En esa época me di cuenta de la facilidad con la que otros periodistas podían contactar fuentes oficiales y empecé a cubrir atentados, tomas, masacres, liberaciones, etcétera. Eso me cargó de muchas emociones negativas y me hizo entrar en una competencia con mis colegas, por eso no volví a participar en premios de periodismo y tampoco atesoré los reconocimientos que había ganado. Así dejé de alimentar mi ego.
A veces nuestra meta es ser mejores profesionales, pero solo debemos centrarnos en ser personas íntegras que abracen y amen a los otros. Por eso, en mi paso por la clínica, comencé a entrevistar al personal médico y a entender lo que necesitaban para ayudarlos a suplir sus necesidades. Tuve la oportunidad de darles computadores y aún seguimos buscando casas para algunos.
Además, conocí las historias de otros pacientes. Uno de mis compañeros de habitación necesitaba de una máquina porque su corazón no funcionaba, mientras que otra señora tenía un cáncer terminal, lloraba porque sus hijos no querían ir a despedirse. Conociéndolos me di cuenta de lo afortunado que era y de todas las oportunidades que tenía para ayudarlos.
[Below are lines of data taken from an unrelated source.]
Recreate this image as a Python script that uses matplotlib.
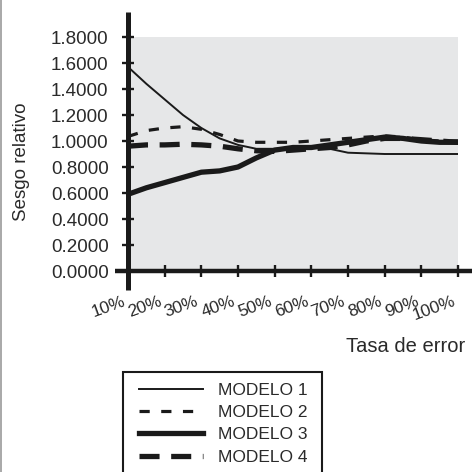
import matplotlib
matplotlib.use("Agg")
import matplotlib.pyplot as plt
import matplotlib.transforms as mtransforms
from matplotlib.patches import Rectangle
from matplotlib.lines import Line2D

# error rate (%) and relative bias
tasa = [10, 15, 20, 25, 30, 35, 40, 45, 50, 55, 60, 65, 70, 75, 80, 85, 90, 95, 100]
modelo1 = [1.57, 1.44, 1.32, 1.20, 1.10, 1.02, 0.97, 0.94, 0.94, 0.95, 0.95, 0.94,
           0.91, 0.905, 0.90, 0.90, 0.90, 0.90, 0.90]
modelo2 = [1.035, 1.08, 1.10, 1.11, 1.09, 1.05, 1.00, 0.99, 0.99, 0.99, 1.00, 1.01,
           1.02, 1.03, 1.04, 1.03, 1.01, 1.00, 1.00]
modelo3 = [0.59, 0.64, 0.68, 0.72, 0.76, 0.77, 0.80, 0.87, 0.93, 0.95, 0.95, 0.97,
           0.99, 1.01, 1.03, 1.02, 1.00, 0.99, 0.99]
modelo4 = [0.96, 0.97, 0.97, 0.975, 0.97, 0.96, 0.94, 0.925, 0.92, 0.93, 0.94, 0.95,
           0.97, 1.00, 1.02, 1.02, 1.01, 1.00, 0.99]

x_ticks = [10, 20, 30, 40, 50, 60, 70, 80, 90, 100]
x_tick_labels = ["10%", "20%", "30%", "40%", "50%", "60%", "70%", "80%", "90%", "100%"]
y_ticks = [0.0, 0.2, 0.4, 0.6, 0.8, 1.0, 1.2, 1.4, 1.6, 1.8]
y_tick_labels = ["0.0000", "0.2000", "0.4000", "0.6000", "0.8000", "1.0000",
                 "1.2000", "1.4000", "1.6000", "1.8000"]
labels = ["MODELO 1", "MODELO 2", "MODELO 3", "MODELO 4"]

plt.rcParams['font.family'] = ['Liberation Sans', 'DejaVu Sans']
ink = '#1a1a1a'
txt = '#2a2a2a'

W = H = 472.0
fig = plt.figure(figsize=(4.72, 4.72), dpi=100)
ax = fig.add_axes([128 / W, 1 - 271 / H, 330 / W, 234 / H])
ax.set_facecolor('#e6e7e8')
for s in ax.spines.values():
    s.set_visible(False)
ax.set_xlim(10, 100)
ax.set_ylim(0, 1.8)

l1, = ax.plot(tasa, modelo1, color=ink, lw=1.4)
l2, = ax.plot(tasa, modelo2, color=ink, lw=2.3, linestyle=(0, (3.2, 3.6)))
l3, = ax.plot(tasa, modelo3, color=ink, lw=3.8)
l4, = ax.plot(tasa, modelo4, color=ink, lw=3.8, linestyle=(0, (3.8, 2.2)))

# axis lines running past the plot area
ax.plot([0, 0], [-0.081, 1.107], transform=ax.transAxes, clip_on=False,
        color=ink, lw=3.6, solid_capstyle='butt', zorder=5)
ax.plot([-0.039, 1.042], [0, 0], transform=ax.transAxes, clip_on=False,
        color=ink, lw=3.2, solid_capstyle='butt', zorder=5)

ax.set_yticks(y_ticks, y_tick_labels)
ax.set_xticks(x_ticks, [""] * len(x_ticks))
ax.tick_params(axis='both', direction='inout', length=8, width=1.7, color=ink)
ax.tick_params(axis='y', pad=10, labelsize=13.5, labelcolor=txt)
for t in ax.xaxis.get_major_ticks() + ax.yaxis.get_major_ticks():
    t.tick1line.set_zorder(6)

off = mtransforms.ScaledTranslation(-6 / 100, -23 / 100, fig.dpi_scale_trans)
for xv, lab in zip(x_ticks, x_tick_labels):
    ax.text(xv, 0, lab, transform=ax.get_xaxis_transform() + off,
            rotation=20, rotation_mode='anchor', ha='right', va='top',
            fontsize=12.5, color=txt)

fig.text(22 / W, 1 - 162 / H, "Sesgo relativo", rotation=90, ha='center',
         va='center', fontsize=13.5, color=txt)
fig.text(465 / W, 1 - 346 / H, "Tasa de error", ha='right', va='center',
         fontsize=14.5, color=txt)

fig.legend([l1, l2, l3, l4], labels, loc='upper left',
           bbox_to_anchor=(130 / W, 1 - 374 / H), frameon=False, borderpad=0,
           handlelength=3.7, handletextpad=0.86, labelspacing=0.41,
           fontsize=12.5, labelcolor=txt)
fig.add_artist(Rectangle((123 / W, -0.05), 199 / W, (1 - 372 / H) + 0.05,
                         transform=fig.transFigure, fill=False, lw=1.5,
                         edgecolor=ink, clip_on=False))
fig.add_artist(Line2D([0.8 / W, 0.8 / W], [0, 1], transform=fig.transFigure,
                      color='#999999', lw=1.2))

fig.savefig("out.png", dpi=100)
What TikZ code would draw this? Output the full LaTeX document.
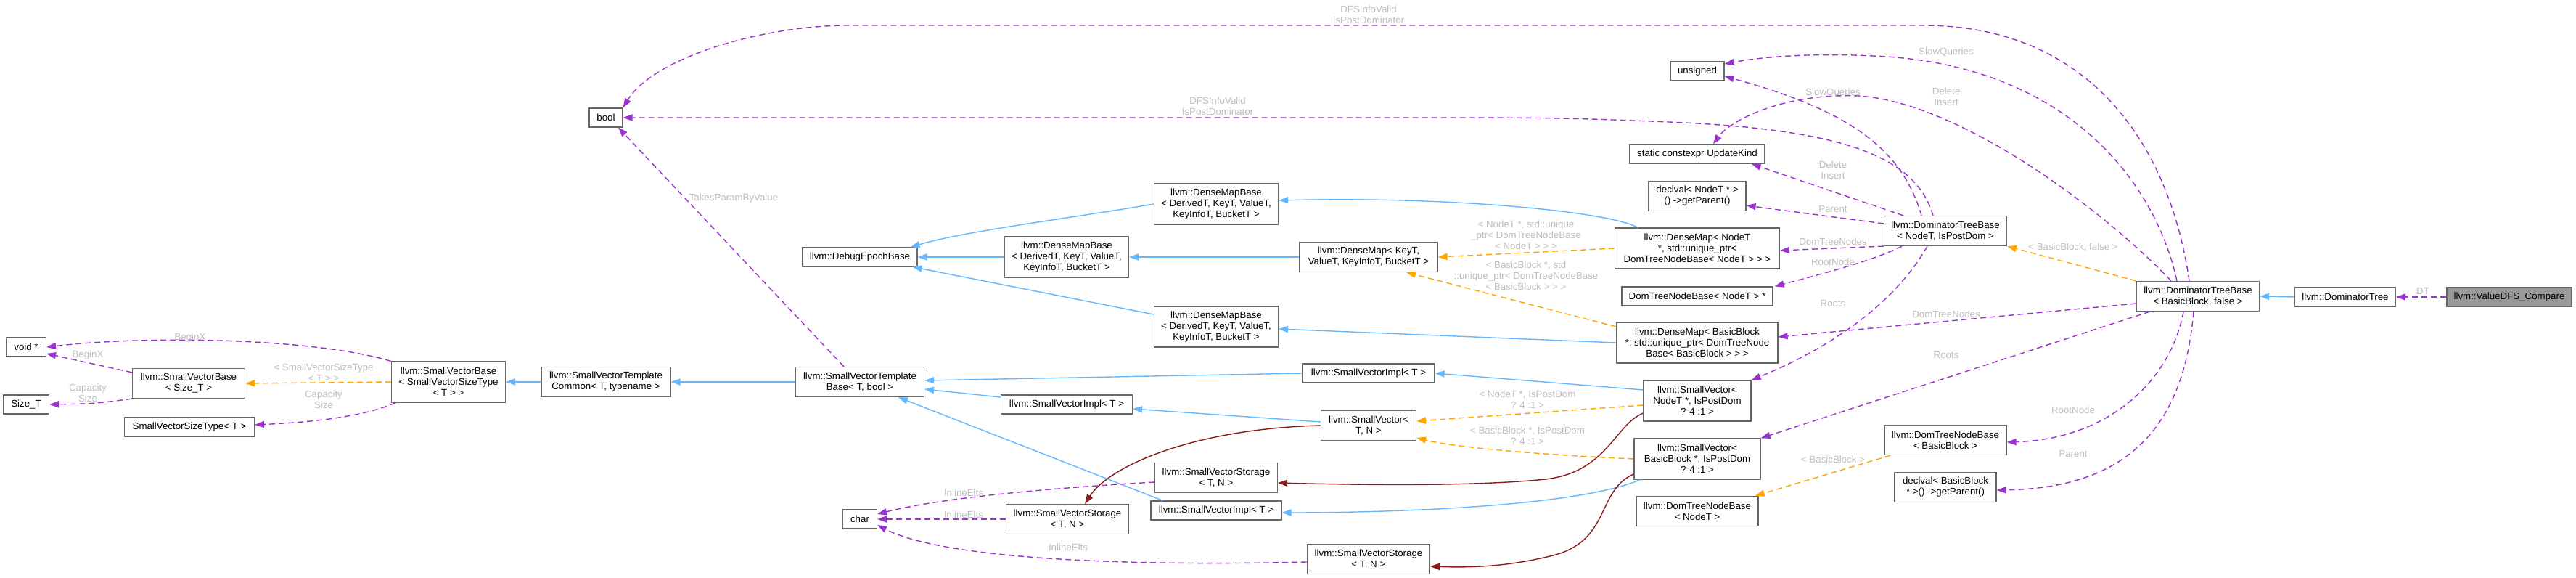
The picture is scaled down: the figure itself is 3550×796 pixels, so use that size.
\documentclass[tikz,border=0pt]{standalone}
\usepackage{fontspec}
\setmainfont{Liberation Sans}
\usetikzlibrary{arrows.meta}
\definecolor{eblue}{HTML}{63B8FF}
\definecolor{eorange}{HTML}{FFA500}
\definecolor{epurple}{HTML}{9A32CD}
\definecolor{ered}{HTML}{8B1A1A}
\definecolor{lgray}{HTML}{BEBEBE}
\definecolor{bgray}{HTML}{666666}
\definecolor{fgray}{HTML}{999999}
\begin{document}
\begin{tikzpicture}[x=0.5pt,y=-0.5pt,
 font=\fontsize{6.65pt}{7.5pt}\selectfont,
 box/.style={rectangle, draw=bgray, line width=0.6pt, fill=white, inner sep=0pt, align=center},
 hA/.style={box, minimum height=13pt},
 hB/.style={box, minimum height=20.5pt},
 hC/.style={box, minimum height=28pt},
 lab/.style={text=lgray, inner sep=0pt, align=center},
 conn/.style={line width=0.7pt, -{Triangle[length=6.5pt,width=4.6pt]}},
 cinh/.style={conn, draw=eblue},
 ctpl/.style={conn, draw=eorange, dash pattern=on 4pt off 2.5pt},
 cuse/.style={conn, draw=epurple, dash pattern=on 4pt off 2.5pt},
 cpriv/.style={conn, draw=ered},
]
\useasboundingbox (0,0) rectangle (3550,796);
\fill[white] (0,0) rectangle (3550,796);

% nodes
\node[hA, minimum width=23pt] (bool) at (835,162) {bool};
\node[hA, minimum width=37pt] (unsigned) at (2339,98) {unsigned};
\node[hA, minimum width=93pt] (updk) at (2339,212) {static constexpr UpdateKind};
\node[hB, minimum width=67pt] (declN) at (2339,270) {declval< NodeT * >\\() ->getParent()};
\node[hC, minimum width=113.5pt] (dmN) at (2339,342) {llvm::DenseMap< NodeT\\*, std::unique\_ptr<\\DomTreeNodeBase< NodeT > > >};
\node[hA, minimum width=104pt] (dtnbNp) at (2339,408) {DomTreeNodeBase< NodeT > *};
\node[hC, minimum width=111pt] (dmBB) at (2339,472) {llvm::DenseMap< BasicBlock\\*, std::unique\_ptr< DomTreeNode\\Base< BasicBlock > > >};
\node[hC, minimum width=74pt] (svN) at (2339,552) {llvm::SmallVector<\\NodeT *, IsPostDom\\? 4 :1 >};
\node[hC, minimum width=87pt] (svBB) at (2339,632) {llvm::SmallVector<\\BasicBlock *, IsPostDom\\? 4 :1 >};
\node[hB, minimum width=84pt] (dtnbN) at (2339,704) {llvm::DomTreeNodeBase\\< NodeT >};
\node[hB, minimum width=84.5pt] (dtbN) at (2681,318) {llvm::DominatorTreeBase\\< NodeT, IsPostDom >};
\node[hB, minimum width=84pt] (dtnbBB) at (2681,606) {llvm::DomTreeNodeBase\\< BasicBlock >};
\node[hB, minimum width=70pt] (declBB) at (2681,671) {declval< BasicBlock\\* >() ->getParent()};
\node[hB, minimum width=84.5pt] (dtbBB) at (3029,408) {llvm::DominatorTreeBase\\< BasicBlock, false >};
\node[hA, minimum width=69.5pt] (dt) at (3232,409) {llvm::DominatorTree};
\node[hA, minimum width=86pt, fill=fgray] (vdfs) at (3458,409) {llvm::ValueDFS\_Compare};
\node[hB, minimum width=95pt] (dmKV) at (1886,354) {llvm::DenseMap< KeyT,\\ValueT, KeyInfoT, BucketT >};
\node[hC, minimum width=85.5pt] (dmbT) at (1676,281) {llvm::DenseMapBase\\< DerivedT, KeyT, ValueT,\\KeyInfoT, BucketT >};
\node[hC, minimum width=85.5pt] (dmbM) at (1470,354) {llvm::DenseMapBase\\< DerivedT, KeyT, ValueT,\\KeyInfoT, BucketT >};
\node[hC, minimum width=85.5pt] (dmbB) at (1676,450) {llvm::DenseMapBase\\< DerivedT, KeyT, ValueT,\\KeyInfoT, BucketT >};
\node[hA, minimum width=79pt] (deb) at (1185,354) {llvm::DebugEpochBase};
\node[hB, minimum width=88.5pt] (svtb) at (1185,526) {llvm::SmallVectorTemplate\\Base< T, bool >};
\node[hB, minimum width=89pt] (svtc) at (835,526) {llvm::SmallVectorTemplate\\Common< T, typename >};
\node[hC, minimum width=78.5pt] (svbS) at (618,526) {llvm::SmallVectorBase\\< SmallVectorSizeType\\< T > >};
\node[hB, minimum width=77.5pt] (svbT) at (260,528) {llvm::SmallVectorBase\\< Size\_T >};
\node[hA, minimum width=27.5pt] (voidp) at (36,478) {void *};
\node[hA, minimum width=31.5pt] (sizet) at (36,557) {Size\_T};
\node[hA, minimum width=89.5pt] (svst) at (261,588) {SmallVectorSizeType< T >};
\node[hA, minimum width=91pt] (sviT) at (1886,514) {llvm::SmallVectorImpl< T >};
\node[hA, minimum width=90.5pt] (sviM) at (1470,557) {llvm::SmallVectorImpl< T >};
\node[hB, minimum width=65.5pt] (svTN) at (1886,586) {llvm::SmallVector<\\T, N >};
\node[hB, minimum width=84.5pt] (svsU) at (1676,658) {llvm::SmallVectorStorage\\< T, N >};
\node[hA, minimum width=90pt] (sviL) at (1676,703) {llvm::SmallVectorImpl< T >};
\node[hB, minimum width=84.5pt] (svsL) at (1471,715) {llvm::SmallVectorStorage\\< T, N >};
\node[hA, minimum width=23.5pt] (char) at (1185,715) {char};
\node[hB, minimum width=84.5pt] (svsB) at (1886,770) {llvm::SmallVectorStorage\\< T, N >};

% inheritance (blue)
\draw[cinh] (svtc.west) -- (svbS.east);
\draw[cinh] (svtb.west) -- (svtc.east);
\draw[cinh] (dmbT.west) .. controls (1480,300) and (1330,318) .. ([xshift=-5pt]deb.north east);
\draw[cinh] (dmbM.west) -- (deb.east);
\draw[cinh] ([yshift=8.5pt]dmbB.west) -- ([xshift=-3.5pt]deb.south east);
\draw[cinh] (dmKV.west) -- (dmbM.east);
\draw[cinh] ([xshift=-41pt]dmN.north) .. controls (2220,292) and (2000,270) .. ([yshift=2.5pt]dmbT.east);
\draw[cinh] (dmBB.west) -- ([yshift=-1.5pt]dmbB.east);
\draw[cinh] (sviT.west) -- ([yshift=1pt]svtb.east);
\draw[cinh] ([yshift=5pt]sviM.west) -- ([yshift=-5pt]svtb.east);
\draw[cinh] ([xshift=8.5pt]sviL.north west) -- ([xshift=26.5pt]svtb.south);
\draw[cinh] ([yshift=2.5pt]svTN.west) -- ([yshift=-3pt]sviM.east);
\draw[cinh] ([yshift=7.5pt]svN.west) -- (sviT.east);
\draw[cinh] ([xshift=4.5pt]svBB.south west) .. controls (2180,695) and (1950,706) .. ([yshift=-1.5pt]sviL.east);
\draw[cinh] (dt.west) -- (dtbBB.east);

% private inheritance (dark red)
\draw[cpriv] (svTN.west) .. controls (1650,590) and (1530,640) .. ([xshift=12pt]svsL.north);
\draw[cpriv] ([yshift=-8.5pt]svN.west) .. controls (2225,585) and (2215,650) .. (2130,660) .. controls (2030,670) and (1880,668) .. ([yshift=-3.5pt]svsU.east);
\draw[cpriv] ([yshift=-10.5pt]svBB.west) .. controls (2200,675) and (2220,745) .. (2140,765) .. controls (2080,780) and (2030,782) .. ([yshift=-5pt]svsB.east);

% template instances (orange)
\draw[ctpl] (svbS.west) -- (svbT.east);
\draw[ctpl] (dmN.west) -- (dmKV.east);
\draw[ctpl] ([yshift=11pt]dmBB.west) -- ([xshift=26pt]dmKV.south);
\draw[ctpl] ([yshift=-3pt]svN.west) -- ([yshift=3pt]svTN.east);
\draw[ctpl] (svBB.west) .. controls (2100,625) and (2000,615) .. ([yshift=-8.5pt]svTN.east);
\draw[ctpl] ([xshift=4.5pt]dtnbBB.south west) -- ([xshift=-2.5pt]dtnbN.north east);
\draw[ctpl] (dtbBB.north west) -- (dtbN.south east);

% usage (purple)
\draw[cuse] (svbS.north west) .. controls (430,465) and (200,462) .. (voidp.east);
\draw[cuse] ([yshift=-3pt]svbT.north west) -- ([yshift=-4.5pt]voidp.east);
\draw[cuse] (svbT.south west) .. controls (130,556) .. (sizet.east);
\draw[cuse] ([xshift=3pt]svbS.south west) .. controls (500,575) and (420,582) .. ([yshift=1.5pt]svst.east);
\draw[cuse] ([xshift=-11pt]svtb.north) -- ([xshift=8.5pt]bool.south);
\draw[cuse] ([xshift=-8.5pt]dtbN.north) .. controls (2640,215) and (2540,178) .. (2300,168) .. controls (2150,162) .. (1900,162) -- (bool.east);
\draw[cuse] ([xshift=-6pt]dtbBB.north) .. controls (2990,200) and (2880,35) .. (2650,35) -- (1169,35) .. controls (1050,35) and (900,80) .. (bool.north east);
\draw[cuse] ([xshift=-14.5pt]dtbBB.north) .. controls (2970,250) and (2850,95) .. (2600,78) .. controls (2500,72) and (2430,78) .. ([yshift=5pt]unsigned.east);
\draw[cuse] ([xshift=-18.5pt]dtbBB.north) .. controls (2900,290) and (2700,140) .. (2560,132) .. controls (2460,128) and (2385,165) .. ([xshift=11pt]updk.north);
\draw[cuse] ([xshift=-16.5pt]dtbN.north) .. controls (2620,200) and (2540,150) .. ([yshift=-3.5pt]unsigned.east);
\draw[cuse] ([xshift=-29pt]dtbN.north) -- ([xshift=-9.5pt]updk.south east);
\draw[cuse] ([yshift=5pt]dtbN.west) -- ([yshift=-6.5pt]declN.east);
\draw[cuse] (dtbN.south west) -- ([yshift=-1.5pt]dmN.east);
\draw[cuse] ([xshift=-30pt]dtbN.south) .. controls (2580,360) and (2500,380) .. ([xshift=1pt]dtnbNp.north east);
\draw[cuse] ([xshift=-12.5pt]dtbN.south) .. controls (2610,420) and (2520,480) .. (svN.north east);
\draw[cuse] ([yshift=-5pt]dtbBB.west) -- ([yshift=4pt]dmBB.east);
\draw[cuse] ([xshift=9.5pt]dtbBB.south west) -- (svBB.north east);
\draw[cuse] ([xshift=-10pt]dtbBB.south) .. controls (2990,530) and (2900,605) .. ([yshift=-1.5pt]dtnbBB.east);
\draw[cuse] ([xshift=-3pt]dtbBB.south) .. controls (3010,580) and (2940,672) .. ([yshift=-2pt]declBB.east);
\draw[cuse] (vdfs.west) -- (dt.east);
\draw[cuse] ([yshift=-3pt]svsU.west) .. controls (1450,672) and (1300,685) .. ([yshift=3.5pt]char.east);
\draw[cuse] (svsL.west) -- (char.east);
\draw[cuse] ([yshift=-2pt]svsB.west) .. controls (1550,780) and (1300,770) .. ([yshift=-4pt]char.east);

% labels
\node[lab] (l1) at (262,465) {BeginX};
\node[lab] (l2) at (121,489) {BeginX};
\node[lab] (l3) at (121,541) {Capacity\\Size};
\node[lab] (l4) at (446,513) {< SmallVectorSizeType\\< T > >};
\node[lab] (l5) at (446,550) {Capacity\\Size};
\node[lab] (l6) at (1011,273) {TakesParamByValue};
\node[lab] (l7) at (1678,146) {DFSInfoValid\\IsPostDominator};
\node[lab] (l8) at (1886,20) {DFSInfoValid\\IsPostDominator};
\node[lab] (l9) at (2682,72) {SlowQueries};
\node[lab] (l10) at (2526,128) {SlowQueries};
\node[lab] (l11) at (2682,133) {Delete\\Insert};
\node[lab] (l12) at (2526,234) {Delete\\Insert};
\node[lab] (l13) at (2526,288) {Parent};
\node[lab] (l14) at (2526,333) {DomTreeNodes};
\node[lab] (l15) at (2526,361) {RootNode};
\node[lab] (l16) at (2526,418) {Roots};
\node[lab] (l17) at (2682,433) {DomTreeNodes};
\node[lab] (l18) at (2682,489) {Roots};
\node[lab] (l19) at (2103,324) {< NodeT *, std::unique\\\_ptr< DomTreeNodeBase\\< NodeT > > >};
\node[lab] (l20) at (2103,380) {< BasicBlock *, std\\::unique\_ptr< DomTreeNodeBase\\< BasicBlock > > >};
\node[lab] (l21) at (2105,550) {< NodeT *, IsPostDom\\? 4 :1 >};
\node[lab] (l22) at (2105,600) {< BasicBlock *, IsPostDom\\? 4 :1 >};
\node[lab] (l23) at (2526,633) {< BasicBlock >};
\node[lab] (l24) at (2857,341) {< BasicBlock, false >};
\node[lab] (l25) at (2857,565) {RootNode};
\node[lab] (l26) at (2857,625) {Parent};
\node[lab] (l27) at (3339,401) {DT};
\node[lab] (l28) at (1328,679) {InlineElts};
\node[lab] (l29) at (1328,709) {InlineElts};
\node[lab] (l30) at (1472,754) {InlineElts};
\end{tikzpicture}
\end{document}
Esto lo reafirmé cuando sentí que me iba a morir y una enfermera me cogió de la mano. Era Mireya Bohórquez, quien me aseguró que me iba a bañar y que después me salvarían la vida. Me encomendé a Dios y le dije que, si me dejaba vivir, no me cansaría de amar. Yo no agradezco esa situación, pero sí valoro todo lo que aprendí porque significó un antes y un después. Ahora soy otra persona”.